## Objective
Copy exactly, and only, the lines starting at the line with "Write a Python" and ending at the line with "import matplotlib.pyplot as plt". Leave every picture out of the copy.

** START Data supplied **

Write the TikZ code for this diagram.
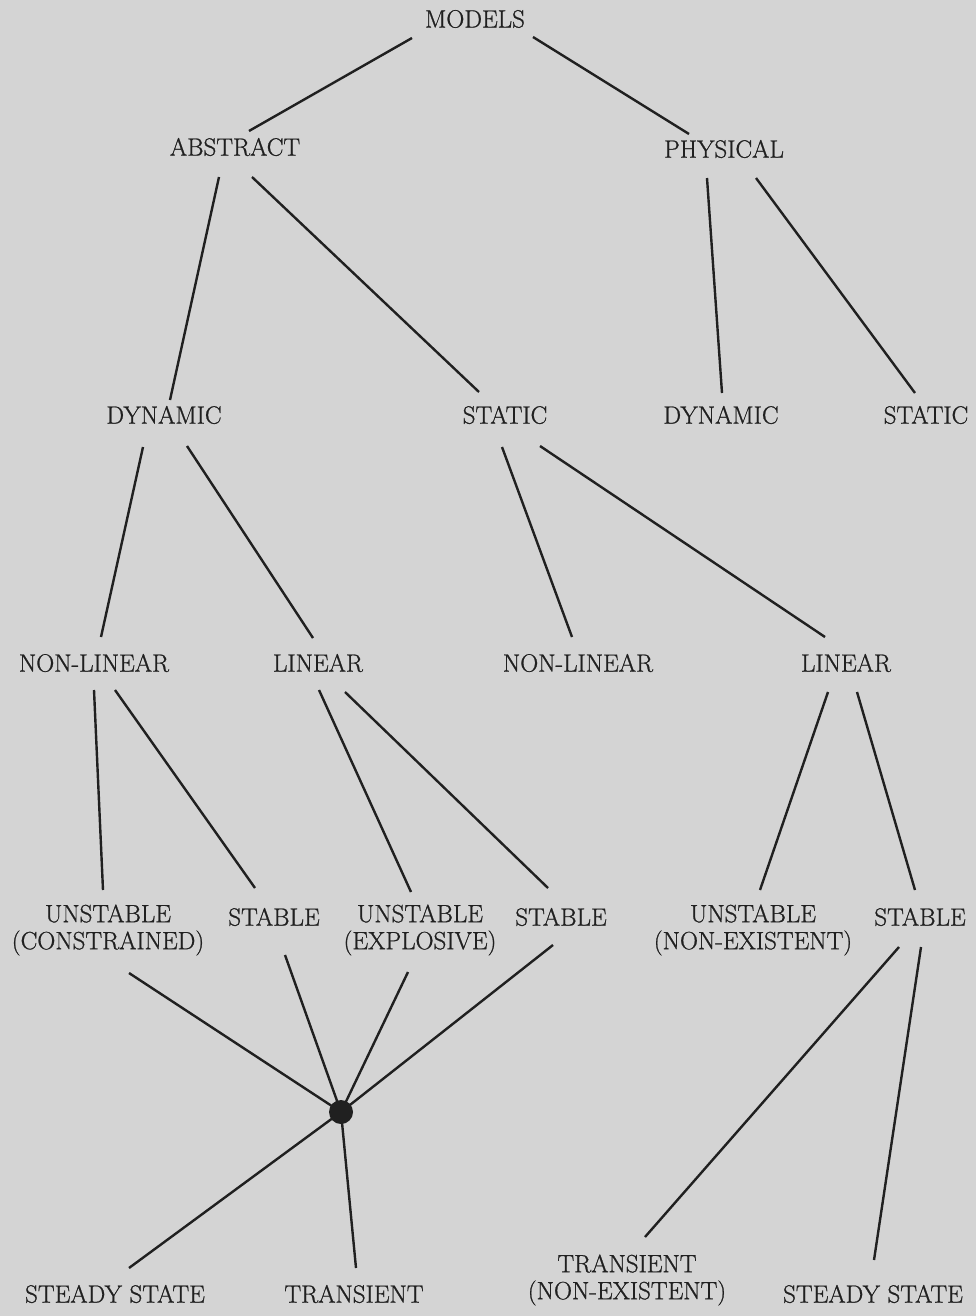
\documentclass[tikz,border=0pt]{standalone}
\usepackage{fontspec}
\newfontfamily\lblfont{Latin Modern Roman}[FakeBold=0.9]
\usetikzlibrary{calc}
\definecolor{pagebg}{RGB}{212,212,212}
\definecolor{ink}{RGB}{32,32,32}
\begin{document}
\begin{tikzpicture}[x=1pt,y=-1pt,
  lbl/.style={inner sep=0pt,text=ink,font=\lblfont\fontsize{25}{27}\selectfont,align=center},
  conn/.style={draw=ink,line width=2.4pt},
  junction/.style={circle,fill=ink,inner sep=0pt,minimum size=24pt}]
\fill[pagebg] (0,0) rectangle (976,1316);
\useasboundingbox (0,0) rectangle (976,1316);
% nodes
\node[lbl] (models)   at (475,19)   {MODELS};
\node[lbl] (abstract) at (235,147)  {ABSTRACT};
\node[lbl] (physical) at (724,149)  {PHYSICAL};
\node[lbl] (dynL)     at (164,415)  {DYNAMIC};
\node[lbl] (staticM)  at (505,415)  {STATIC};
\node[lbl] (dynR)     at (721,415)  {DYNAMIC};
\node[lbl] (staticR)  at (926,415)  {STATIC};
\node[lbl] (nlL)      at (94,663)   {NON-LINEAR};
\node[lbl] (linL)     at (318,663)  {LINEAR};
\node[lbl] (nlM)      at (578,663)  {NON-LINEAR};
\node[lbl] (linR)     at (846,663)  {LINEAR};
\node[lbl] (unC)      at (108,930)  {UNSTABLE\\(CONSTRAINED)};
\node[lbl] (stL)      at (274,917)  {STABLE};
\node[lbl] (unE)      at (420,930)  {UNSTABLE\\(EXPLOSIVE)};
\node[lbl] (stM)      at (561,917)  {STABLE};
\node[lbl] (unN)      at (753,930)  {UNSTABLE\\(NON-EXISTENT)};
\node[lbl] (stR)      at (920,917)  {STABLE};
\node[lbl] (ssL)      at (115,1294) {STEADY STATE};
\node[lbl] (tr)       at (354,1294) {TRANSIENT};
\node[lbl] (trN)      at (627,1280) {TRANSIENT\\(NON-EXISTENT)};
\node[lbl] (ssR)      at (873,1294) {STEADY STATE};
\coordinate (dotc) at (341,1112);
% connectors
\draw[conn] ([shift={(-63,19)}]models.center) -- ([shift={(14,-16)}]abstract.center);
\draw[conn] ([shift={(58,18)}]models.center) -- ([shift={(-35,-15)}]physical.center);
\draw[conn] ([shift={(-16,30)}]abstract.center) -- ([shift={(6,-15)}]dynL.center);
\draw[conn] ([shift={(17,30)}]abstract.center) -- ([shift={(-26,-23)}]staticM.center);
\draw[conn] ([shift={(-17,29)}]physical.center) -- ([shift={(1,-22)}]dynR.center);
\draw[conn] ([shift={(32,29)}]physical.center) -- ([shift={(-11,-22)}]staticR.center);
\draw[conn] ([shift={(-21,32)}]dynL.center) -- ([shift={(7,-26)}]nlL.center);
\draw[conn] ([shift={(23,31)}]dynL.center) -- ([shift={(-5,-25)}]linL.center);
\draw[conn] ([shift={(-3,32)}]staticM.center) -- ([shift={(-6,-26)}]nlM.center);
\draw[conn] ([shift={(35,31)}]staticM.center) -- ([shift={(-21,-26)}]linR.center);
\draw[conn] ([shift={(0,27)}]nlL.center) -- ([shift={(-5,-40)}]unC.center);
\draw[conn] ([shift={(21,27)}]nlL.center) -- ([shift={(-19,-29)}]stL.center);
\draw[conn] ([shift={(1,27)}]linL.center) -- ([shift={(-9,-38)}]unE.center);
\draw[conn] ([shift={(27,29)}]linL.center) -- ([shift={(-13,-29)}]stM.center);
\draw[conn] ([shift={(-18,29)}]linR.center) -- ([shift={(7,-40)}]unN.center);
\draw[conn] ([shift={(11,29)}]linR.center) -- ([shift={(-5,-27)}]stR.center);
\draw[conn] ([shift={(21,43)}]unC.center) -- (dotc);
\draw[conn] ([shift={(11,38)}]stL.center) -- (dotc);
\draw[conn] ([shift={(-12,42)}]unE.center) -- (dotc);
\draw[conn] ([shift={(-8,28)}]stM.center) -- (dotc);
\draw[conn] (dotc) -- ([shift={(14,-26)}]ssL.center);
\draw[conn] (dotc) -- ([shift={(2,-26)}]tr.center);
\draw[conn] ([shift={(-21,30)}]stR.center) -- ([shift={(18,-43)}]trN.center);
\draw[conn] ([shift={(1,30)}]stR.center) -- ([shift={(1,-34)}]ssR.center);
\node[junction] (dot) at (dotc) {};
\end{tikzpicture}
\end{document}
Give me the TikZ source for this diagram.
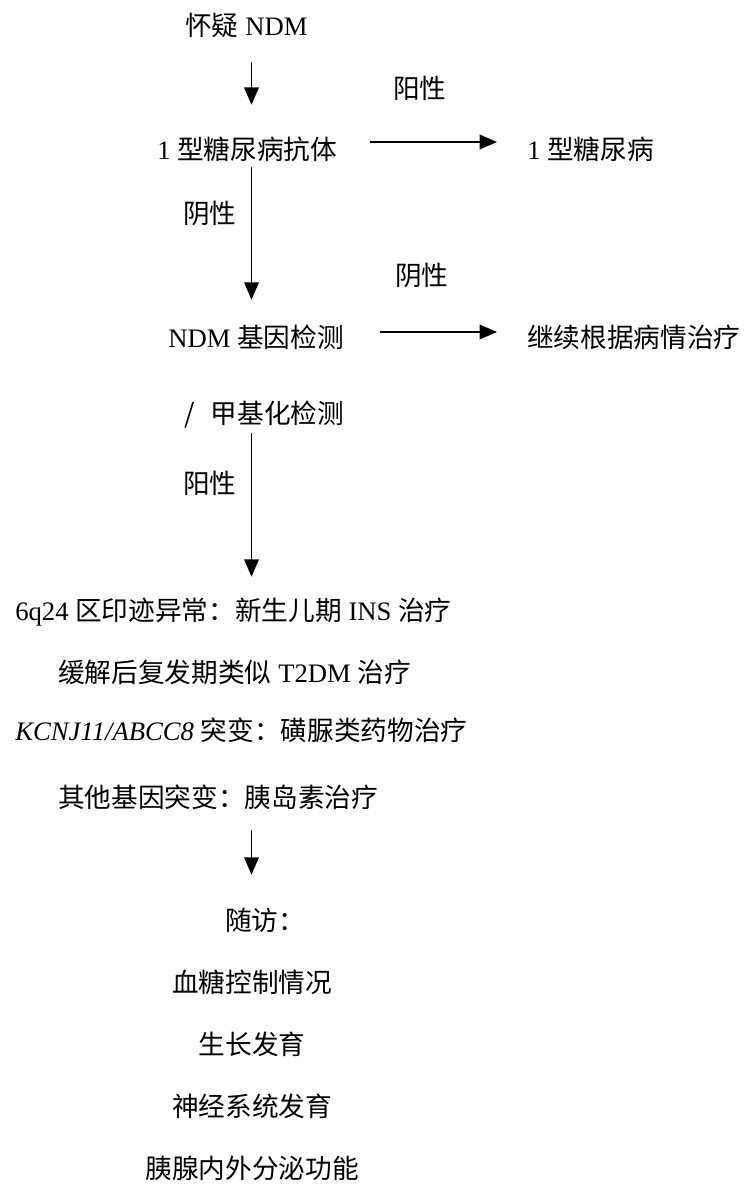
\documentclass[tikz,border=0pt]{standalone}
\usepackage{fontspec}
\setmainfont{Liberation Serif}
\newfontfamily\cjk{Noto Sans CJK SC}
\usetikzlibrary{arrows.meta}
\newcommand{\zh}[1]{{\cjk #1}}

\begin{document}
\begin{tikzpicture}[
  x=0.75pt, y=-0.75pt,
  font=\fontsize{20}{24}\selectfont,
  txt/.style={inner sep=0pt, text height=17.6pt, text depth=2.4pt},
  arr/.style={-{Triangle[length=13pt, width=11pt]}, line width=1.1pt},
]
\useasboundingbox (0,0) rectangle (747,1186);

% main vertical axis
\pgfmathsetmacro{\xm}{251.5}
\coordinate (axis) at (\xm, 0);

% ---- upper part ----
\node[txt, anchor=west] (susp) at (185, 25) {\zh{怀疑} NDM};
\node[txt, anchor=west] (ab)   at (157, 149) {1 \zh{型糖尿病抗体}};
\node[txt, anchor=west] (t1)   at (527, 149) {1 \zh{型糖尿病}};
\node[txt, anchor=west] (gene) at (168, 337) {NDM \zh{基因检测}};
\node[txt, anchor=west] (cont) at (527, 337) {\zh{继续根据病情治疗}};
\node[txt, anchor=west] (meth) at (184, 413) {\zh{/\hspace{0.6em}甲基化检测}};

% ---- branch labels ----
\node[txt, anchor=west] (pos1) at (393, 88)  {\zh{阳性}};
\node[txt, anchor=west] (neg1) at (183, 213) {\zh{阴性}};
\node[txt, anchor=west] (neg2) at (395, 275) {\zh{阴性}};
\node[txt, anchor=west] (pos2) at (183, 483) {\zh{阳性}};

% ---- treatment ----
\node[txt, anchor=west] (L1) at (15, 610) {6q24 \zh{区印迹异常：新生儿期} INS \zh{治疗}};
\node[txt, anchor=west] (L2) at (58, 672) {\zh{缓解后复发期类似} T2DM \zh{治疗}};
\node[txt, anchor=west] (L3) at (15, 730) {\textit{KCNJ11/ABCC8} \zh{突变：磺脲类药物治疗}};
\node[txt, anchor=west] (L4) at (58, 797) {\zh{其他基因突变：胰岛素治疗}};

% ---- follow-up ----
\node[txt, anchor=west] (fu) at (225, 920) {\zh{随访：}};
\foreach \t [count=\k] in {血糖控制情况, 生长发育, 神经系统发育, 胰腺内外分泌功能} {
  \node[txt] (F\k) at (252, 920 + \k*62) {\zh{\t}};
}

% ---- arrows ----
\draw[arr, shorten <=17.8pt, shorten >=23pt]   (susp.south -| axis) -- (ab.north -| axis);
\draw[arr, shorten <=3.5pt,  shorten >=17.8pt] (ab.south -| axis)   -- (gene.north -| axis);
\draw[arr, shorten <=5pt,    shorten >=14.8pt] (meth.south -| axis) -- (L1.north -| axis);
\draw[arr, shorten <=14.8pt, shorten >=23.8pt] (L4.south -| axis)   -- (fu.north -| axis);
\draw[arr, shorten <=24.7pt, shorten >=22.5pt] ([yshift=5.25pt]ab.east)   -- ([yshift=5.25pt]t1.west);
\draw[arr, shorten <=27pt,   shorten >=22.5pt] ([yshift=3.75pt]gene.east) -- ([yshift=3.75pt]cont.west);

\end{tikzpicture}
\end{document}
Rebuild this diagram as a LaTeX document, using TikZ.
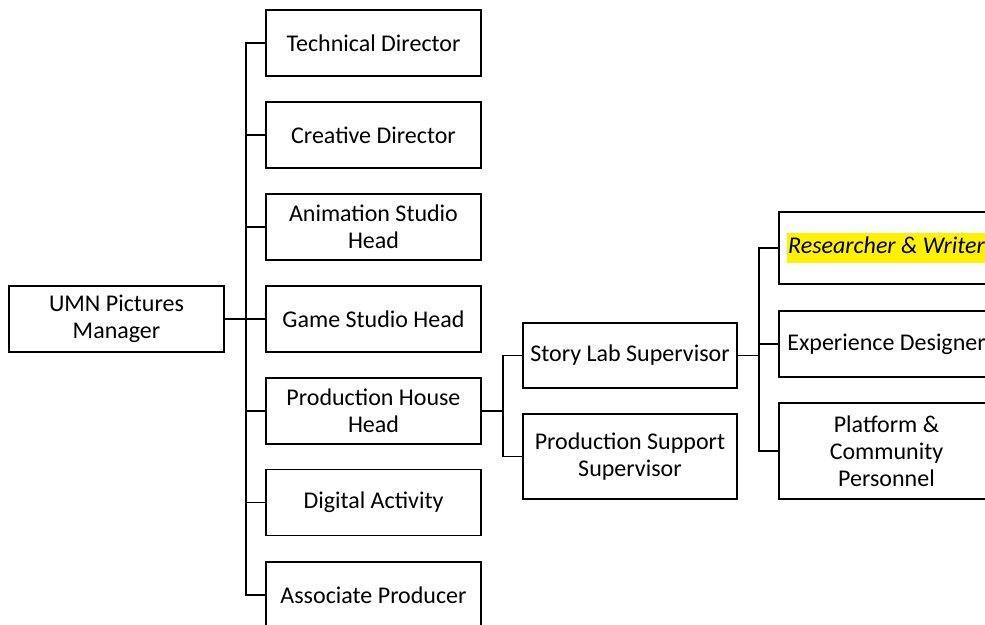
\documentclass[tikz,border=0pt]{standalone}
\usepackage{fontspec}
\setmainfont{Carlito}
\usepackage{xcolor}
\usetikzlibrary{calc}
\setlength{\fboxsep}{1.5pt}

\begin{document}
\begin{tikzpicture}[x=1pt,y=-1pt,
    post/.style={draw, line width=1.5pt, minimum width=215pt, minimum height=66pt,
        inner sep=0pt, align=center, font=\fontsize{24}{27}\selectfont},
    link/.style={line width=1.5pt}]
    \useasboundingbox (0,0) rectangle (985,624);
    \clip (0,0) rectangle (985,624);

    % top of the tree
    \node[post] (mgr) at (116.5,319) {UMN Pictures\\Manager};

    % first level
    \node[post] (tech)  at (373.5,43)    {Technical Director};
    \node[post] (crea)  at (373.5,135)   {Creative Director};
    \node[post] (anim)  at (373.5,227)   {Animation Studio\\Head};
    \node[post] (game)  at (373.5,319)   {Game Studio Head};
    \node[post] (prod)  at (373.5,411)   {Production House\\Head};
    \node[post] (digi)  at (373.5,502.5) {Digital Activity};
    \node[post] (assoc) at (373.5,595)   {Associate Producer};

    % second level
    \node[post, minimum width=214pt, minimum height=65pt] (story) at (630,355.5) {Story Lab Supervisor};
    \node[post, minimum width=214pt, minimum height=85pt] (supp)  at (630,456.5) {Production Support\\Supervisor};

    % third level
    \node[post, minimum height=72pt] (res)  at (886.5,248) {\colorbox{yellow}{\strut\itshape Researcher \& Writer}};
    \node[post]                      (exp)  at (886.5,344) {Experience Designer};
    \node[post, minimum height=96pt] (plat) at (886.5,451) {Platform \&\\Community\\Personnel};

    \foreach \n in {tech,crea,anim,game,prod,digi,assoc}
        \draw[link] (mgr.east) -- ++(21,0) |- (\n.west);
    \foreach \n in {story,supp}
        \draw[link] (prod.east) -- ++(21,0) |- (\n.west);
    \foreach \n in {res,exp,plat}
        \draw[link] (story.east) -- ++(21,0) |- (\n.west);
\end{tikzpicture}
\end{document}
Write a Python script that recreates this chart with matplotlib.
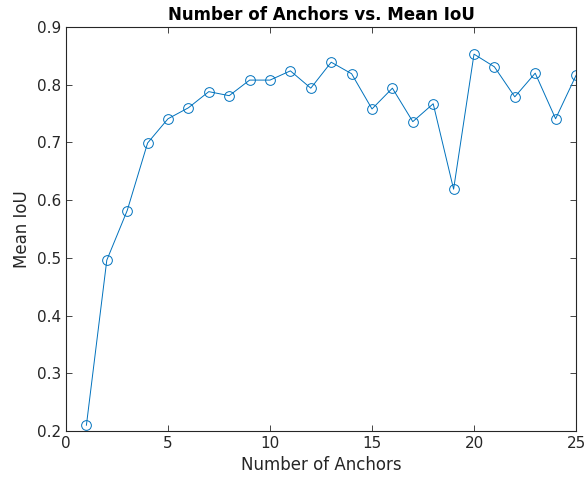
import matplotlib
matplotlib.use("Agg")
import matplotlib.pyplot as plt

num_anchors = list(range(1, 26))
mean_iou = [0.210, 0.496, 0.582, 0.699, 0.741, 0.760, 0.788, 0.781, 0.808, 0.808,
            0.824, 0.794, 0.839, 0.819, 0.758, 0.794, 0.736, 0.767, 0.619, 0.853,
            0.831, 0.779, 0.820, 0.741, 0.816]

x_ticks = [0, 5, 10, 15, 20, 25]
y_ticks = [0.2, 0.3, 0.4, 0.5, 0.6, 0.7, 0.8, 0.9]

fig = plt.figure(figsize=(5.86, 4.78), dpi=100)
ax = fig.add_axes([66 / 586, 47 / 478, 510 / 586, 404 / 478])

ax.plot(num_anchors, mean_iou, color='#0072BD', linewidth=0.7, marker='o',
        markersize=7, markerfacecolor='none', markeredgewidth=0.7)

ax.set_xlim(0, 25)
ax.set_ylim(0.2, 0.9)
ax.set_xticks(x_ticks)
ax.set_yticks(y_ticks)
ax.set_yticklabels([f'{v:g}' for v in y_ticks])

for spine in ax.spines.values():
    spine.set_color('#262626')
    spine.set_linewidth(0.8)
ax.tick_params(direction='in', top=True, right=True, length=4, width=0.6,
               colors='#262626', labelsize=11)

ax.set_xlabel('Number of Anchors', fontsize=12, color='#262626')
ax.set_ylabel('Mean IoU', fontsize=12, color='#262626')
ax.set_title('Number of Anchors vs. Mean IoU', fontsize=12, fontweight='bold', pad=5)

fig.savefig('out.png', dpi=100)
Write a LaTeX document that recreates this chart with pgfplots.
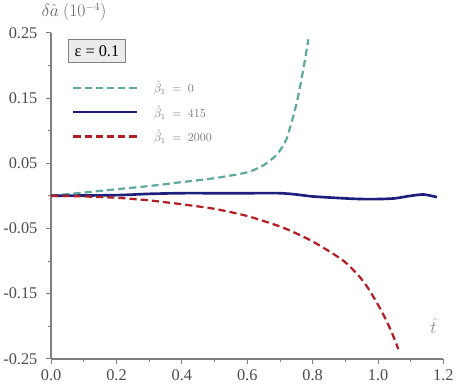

** END Data supplied **

## Expected answer
Write a Python script that recreates this chart with matplotlib.
import matplotlib
matplotlib.use("Agg")
import matplotlib.pyplot as plt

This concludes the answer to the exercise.